*PROBLEM*: Transcribe the material word for word, but without the images.

──────── DATASET SECTION ────────

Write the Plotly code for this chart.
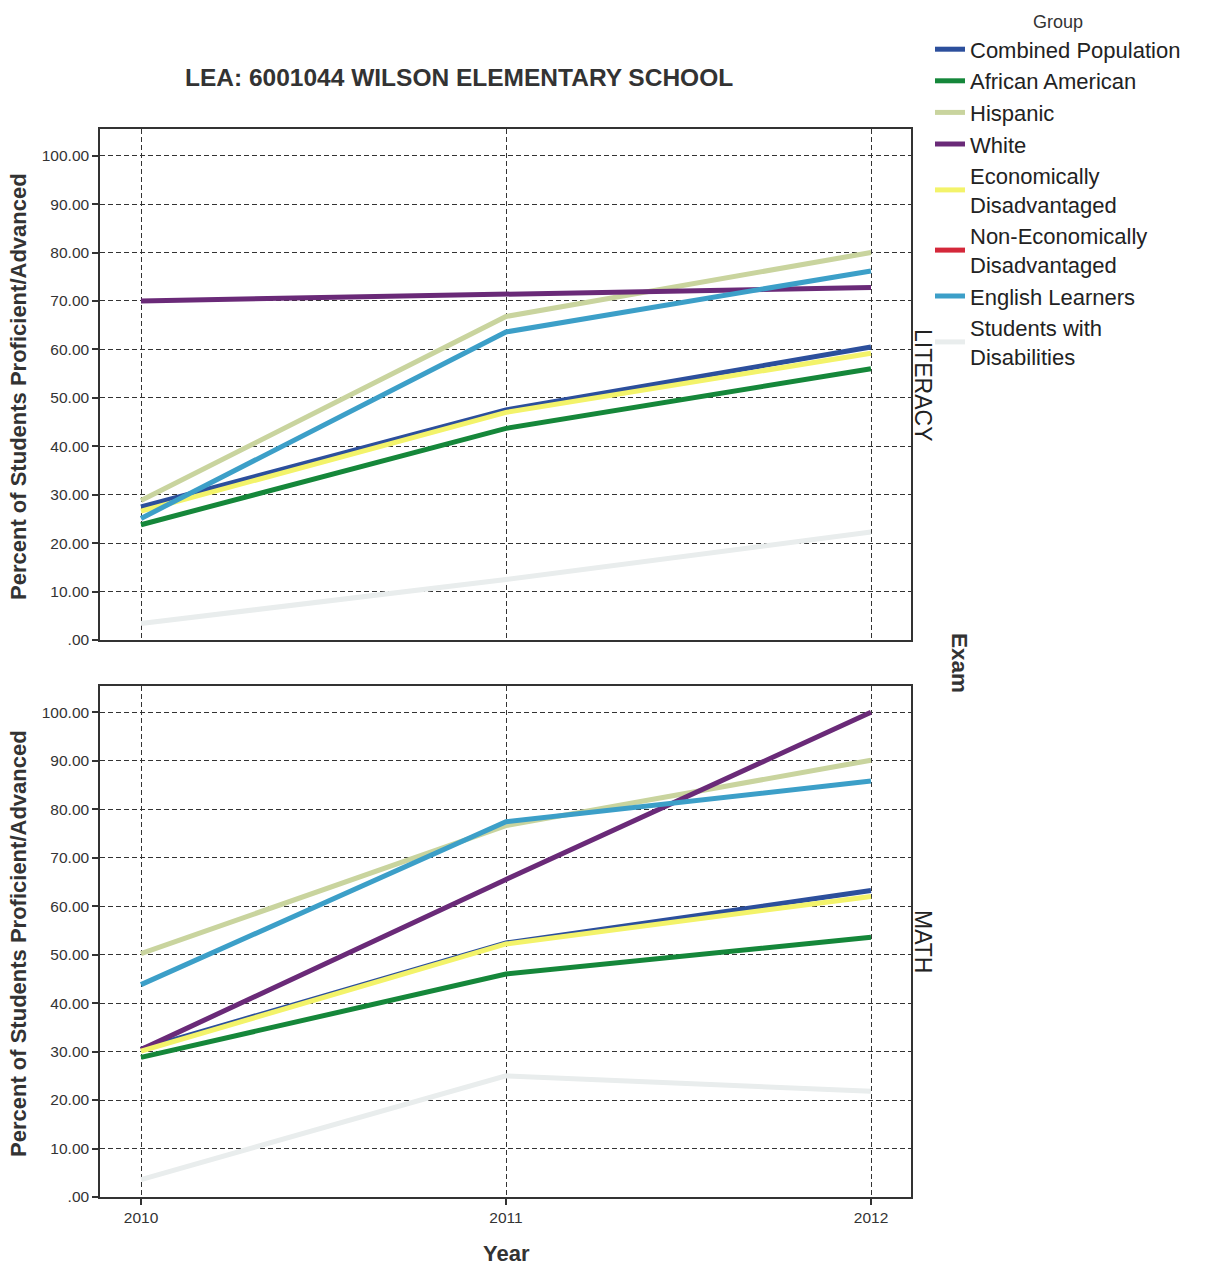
import plotly.graph_objects as go

years = [2010, 2011, 2012]
groups = ["Combined Population", "African American", "Hispanic", "White",
          "Economically<br>Disadvantaged", "Non-Economically<br>Disadvantaged",
          "English Learners", "Students with<br>Disabilities"]
colors = ["#2c4f9c", "#15873a", "#c9d49e", "#6a2a78", "#f3f36a", "#d4283a", "#3c9fc8", "#e9eded"]

literacy = {
    "Combined Population": [27.5, 47.5, 60.5],
    "African American": [23.8, 43.7, 56.0],
    "Hispanic": [28.8, 66.8, 80.0],
    "White": [70.0, 71.5, 72.8],
    "Economically<br>Disadvantaged": [26.6, 47.0, 59.2],
    "Non-Economically<br>Disadvantaged": [None, None, None],
    "English Learners": [25.1, 63.6, 76.2],
    "Students with<br>Disabilities": [3.4, 12.5, 22.3],
}
math = {
    "Combined Population": [30.5, 52.4, 63.2],
    "African American": [28.8, 46.0, 53.6],
    "Hispanic": [50.2, 76.6, 90.1],
    "White": [30.4, 65.5, 100.0],
    "Economically<br>Disadvantaged": [30.1, 52.2, 62.0],
    "Non-Economically<br>Disadvantaged": [None, None, None],
    "English Learners": [43.8, 77.4, 85.8],
    "Students with<br>Disabilities": [3.6, 25.0, 21.8],
}

ytick_vals = [0, 10, 20, 30, 40, 50, 60, 70, 80, 90, 100]
ytick_text = [".00", "10.00", "20.00", "30.00", "40.00", "50.00", "60.00", "70.00", "80.00", "90.00", "100.00"]

FONT = "Liberation Sans, Arial, sans-serif"
fig = go.Figure()

for g, c in zip(groups, colors):
    fig.add_trace(go.Scatter(x=years, y=literacy[g], mode="lines", name=g,
                             line=dict(color=c, width=5), legendgroup=g,
                             showlegend=True, xaxis="x2", yaxis="y2"))
    fig.add_trace(go.Scatter(x=years, y=math[g], mode="lines", name=g,
                             line=dict(color=c, width=5), legendgroup=g,
                             showlegend=False, xaxis="x", yaxis="y"))

H = 1068.0
axis_common = dict(
    showline=True, mirror=True, linecolor="#333333", linewidth=1.5,
    showgrid=True, gridcolor="#333333", gridwidth=1, griddash="5px,3px",
    zeroline=False, tickcolor="#333333", tickwidth=2, ticklen=6,
    tickfont=dict(family=FONT, size=15.5, color="#333333"),
)
xr = [2010 - 41 / 365.0, 2012 + 40 / 365.0]

fig.update_layout(
    width=1220, height=1268,
    paper_bgcolor="white", plot_bgcolor="white",
    margin=dict(l=100, r=309, t=129, b=71),
    font=dict(family=FONT, color="#333333"),
    xaxis=dict(domain=[0, 1], range=xr, tickvals=years, ticktext=[str(y) for y in years],
               anchor="y", ticks="outside", **axis_common),
    xaxis2=dict(domain=[0, 1], range=xr, tickvals=years, showticklabels=False, ticks="",
                anchor="y2", matches="x", **axis_common),
    yaxis=dict(domain=[0, 511 / H], range=[0, 105.4], tickvals=ytick_vals, ticktext=ytick_text,
               anchor="x", ticks="outside", **axis_common),
    yaxis2=dict(domain=[557 / H, 1], range=[0, 105.5], tickvals=ytick_vals, ticktext=ytick_text,
                anchor="x2", ticks="outside", **axis_common),
    legend=dict(
        xref="container", yref="container",
        x=930 / 1220.0, xanchor="left", y=1 - 5 / 1268.0, yanchor="top",
        font=dict(family=FONT, size=22, color="#222222"),
        title=dict(text="Group", side="top center", font=dict(family=FONT, size=18, color="#333333")),
        tracegroupgap=0, itemclick=False, bgcolor="rgba(0,0,0,0)",
    ),
    showlegend=True,
)

def px_x(px):
    return (px - 100) / 811.0

def px_y(py):
    return (1197 - py) / H

fig.add_annotation(text="<b>LEA: 6001044 WILSON ELEMENTARY SCHOOL</b>", xref="paper", yref="paper",
                   x=px_x(459), y=px_y(77), xanchor="center", yanchor="middle",
                   showarrow=False, font=dict(family=FONT, size=24.5, color="#333333"))
for cy in (387, 944):
    fig.add_annotation(text="<b>Percent of Students Proficient/Advanced</b>", xref="paper", yref="paper",
                       x=px_x(18), y=px_y(cy), textangle=-90, xanchor="center", yanchor="middle",
                       showarrow=False, font=dict(family=FONT, size=22, color="#333333"))
fig.add_annotation(text="<b>Year</b>", xref="paper", yref="paper",
                   x=px_x(506), y=px_y(1253), xanchor="center", yanchor="middle",
                   showarrow=False, font=dict(family=FONT, size=22, color="#333333"))
fig.add_annotation(text="LITERACY", xref="paper", yref="paper",
                   x=px_x(923), y=px_y(385), textangle=90, xanchor="center", yanchor="middle",
                   showarrow=False, font=dict(family=FONT, size=23, color="#222222"))
fig.add_annotation(text="MATH", xref="paper", yref="paper",
                   x=px_x(923), y=px_y(941), textangle=90, xanchor="center", yanchor="middle",
                   showarrow=False, font=dict(family=FONT, size=23, color="#222222"))
fig.add_annotation(text="<b>Exam</b>", xref="paper", yref="paper",
                   x=px_x(960), y=px_y(663), textangle=90, xanchor="center", yanchor="middle",
                   showarrow=False, font=dict(family=FONT, size=22.5, color="#333333"))

fig.write_html("out.html", config={"displayModeBar": False},
               post_script="document.body.style.margin='0';")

────────

*FULL SOLUTION*:
Write the Plotly code for this chart.
import plotly.graph_objects as go

years = [2010, 2011, 2012]
groups = ["Combined Population", "African American", "Hispanic", "White",
          "Economically<br>Disadvantaged", "Non-Economically<br>Disadvantaged",
          "English Learners", "Students with<br>Disabilities"]
colors = ["#2c4f9c", "#15873a", "#c9d49e", "#6a2a78", "#f3f36a", "#d4283a", "#3c9fc8", "#e9eded"]

literacy = {
    "Combined Population": [27.5, 47.5, 60.5],
    "African American": [23.8, 43.7, 56.0],
    "Hispanic": [28.8, 66.8, 80.0],
    "White": [70.0, 71.5, 72.8],
    "Economically<br>Disadvantaged": [26.6, 47.0, 59.2],
    "Non-Economically<br>Disadvantaged": [None, None, None],
    "English Learners": [25.1, 63.6, 76.2],
    "Students with<br>Disabilities": [3.4, 12.5, 22.3],
}
math = {
    "Combined Population": [30.5, 52.4, 63.2],
    "African American": [28.8, 46.0, 53.6],
    "Hispanic": [50.2, 76.6, 90.1],
    "White": [30.4, 65.5, 100.0],
    "Economically<br>Disadvantaged": [30.1, 52.2, 62.0],
    "Non-Economically<br>Disadvantaged": [None, None, None],
    "English Learners": [43.8, 77.4, 85.8],
    "Students with<br>Disabilities": [3.6, 25.0, 21.8],
}

ytick_vals = [0, 10, 20, 30, 40, 50, 60, 70, 80, 90, 100]
ytick_text = [".00", "10.00", "20.00", "30.00", "40.00", "50.00", "60.00", "70.00", "80.00", "90.00", "100.00"]

FONT = "Liberation Sans, Arial, sans-serif"
fig = go.Figure()

for g, c in zip(groups, colors):
    fig.add_trace(go.Scatter(x=years, y=literacy[g], mode="lines", name=g,
                             line=dict(color=c, width=5), legendgroup=g,
                             showlegend=True, xaxis="x2", yaxis="y2"))
    fig.add_trace(go.Scatter(x=years, y=math[g], mode="lines", name=g,
                             line=dict(color=c, width=5), legendgroup=g,
                             showlegend=False, xaxis="x", yaxis="y"))

H = 1068.0
axis_common = dict(
    showline=True, mirror=True, linecolor="#333333", linewidth=1.5,
    showgrid=True, gridcolor="#333333", gridwidth=1, griddash="5px,3px",
    zeroline=False, tickcolor="#333333", tickwidth=2, ticklen=6,
    tickfont=dict(family=FONT, size=15.5, color="#333333"),
)
xr = [2010 - 41 / 365.0, 2012 + 40 / 365.0]

fig.update_layout(
    width=1220, height=1268,
    paper_bgcolor="white", plot_bgcolor="white",
    margin=dict(l=100, r=309, t=129, b=71),
    font=dict(family=FONT, color="#333333"),
    xaxis=dict(domain=[0, 1], range=xr, tickvals=years, ticktext=[str(y) for y in years],
               anchor="y", ticks="outside", **axis_common),
    xaxis2=dict(domain=[0, 1], range=xr, tickvals=years, showticklabels=False, ticks="",
                anchor="y2", matches="x", **axis_common),
    yaxis=dict(domain=[0, 511 / H], range=[0, 105.4], tickvals=ytick_vals, ticktext=ytick_text,
               anchor="x", ticks="outside", **axis_common),
    yaxis2=dict(domain=[557 / H, 1], range=[0, 105.5], tickvals=ytick_vals, ticktext=ytick_text,
                anchor="x2", ticks="outside", **axis_common),
    legend=dict(
        xref="container", yref="container",
        x=930 / 1220.0, xanchor="left", y=1 - 5 / 1268.0, yanchor="top",
        font=dict(family=FONT, size=22, color="#222222"),
        title=dict(text="Group", side="top center", font=dict(family=FONT, size=18, color="#333333")),
        tracegroupgap=0, itemclick=False, bgcolor="rgba(0,0,0,0)",
    ),
    showlegend=True,
)

def px_x(px):
    return (px - 100) / 811.0

def px_y(py):
    return (1197 - py) / H

fig.add_annotation(text="<b>LEA: 6001044 WILSON ELEMENTARY SCHOOL</b>", xref="paper", yref="paper",
                   x=px_x(459), y=px_y(77), xanchor="center", yanchor="middle",
                   showarrow=False, font=dict(family=FONT, size=24.5, color="#333333"))
for cy in (387, 944):
    fig.add_annotation(text="<b>Percent of Students Proficient/Advanced</b>", xref="paper", yref="paper",
                       x=px_x(18), y=px_y(cy), textangle=-90, xanchor="center", yanchor="middle",
                       showarrow=False, font=dict(family=FONT, size=22, color="#333333"))
fig.add_annotation(text="<b>Year</b>", xref="paper", yref="paper",
                   x=px_x(506), y=px_y(1253), xanchor="center", yanchor="middle",
                   showarrow=False, font=dict(family=FONT, size=22, color="#333333"))
fig.add_annotation(text="LITERACY", xref="paper", yref="paper",
                   x=px_x(923), y=px_y(385), textangle=90, xanchor="center", yanchor="middle",
                   showarrow=False, font=dict(family=FONT, size=23, color="#222222"))
fig.add_annotation(text="MATH", xref="paper", yref="paper",
                   x=px_x(923), y=px_y(941), textangle=90, xanchor="center", yanchor="middle",
                   showarrow=False, font=dict(family=FONT, size=23, color="#222222"))
fig.add_annotation(text="<b>Exam</b>", xref="paper", yref="paper",
                   x=px_x(960), y=px_y(663), textangle=90, xanchor="center", yanchor="middle",
                   showarrow=False, font=dict(family=FONT, size=22.5, color="#333333"))

fig.write_html("out.html", config={"displayModeBar": False},
               post_script="document.body.style.margin='0';")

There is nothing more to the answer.